Model Predictive Control (MPC) in Reinforcement Learning (RL) refers to a method that combines control theory with machine learning to create a strategy for making decisions over time. At its core, MPC involves creating a model of the system or environment that can predict future states based on current actions. This model is then used to optimize the control inputs by calculating the best actions to take at each decision point while considering future consequences.
In practical terms, MPC works by solving an optimization problem at each time step. Developers start by developing a predictive model of the system, which can capture the dynamics and how different actions affect future states. For example, in a robotics scenario, the model could predict the robot's position based on its current speed and direction. The MPC then uses this model to simulate a series of potential future actions over a defined time horizon and evaluates them based on a cost or reward function that represents the system's objectives, such as minimizing energy consumption or maximizing performance.

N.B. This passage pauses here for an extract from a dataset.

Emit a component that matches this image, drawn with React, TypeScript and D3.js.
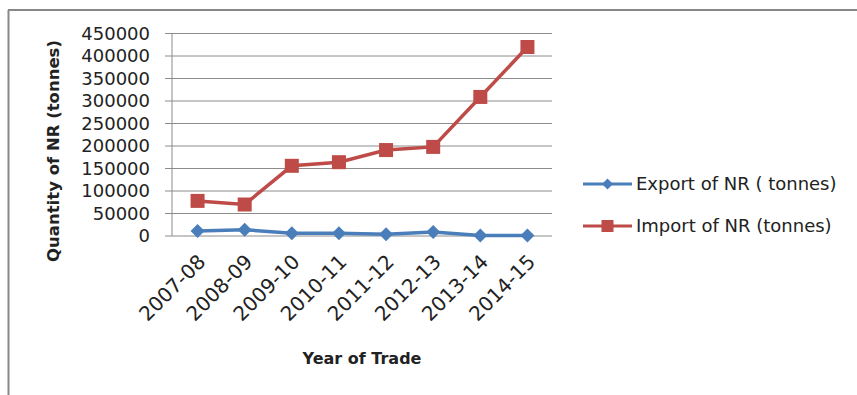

One advantage of incorporating MPC in RL is that it can lead to more stable and efficient learning, especially in environments where decision-making needs to be adaptive. For instance, in autonomous driving, an MPC controller can plan the path for the vehicle while considering traffic conditions, road constraints, and the target destination. By continuously updating its model with new data, MPC can improve its predictions and make better decisions, resulting in a more informed approach to navigating complex environments. This combination of predictive modeling and optimization makes MPC a powerful tool in the realm of control and decision-making.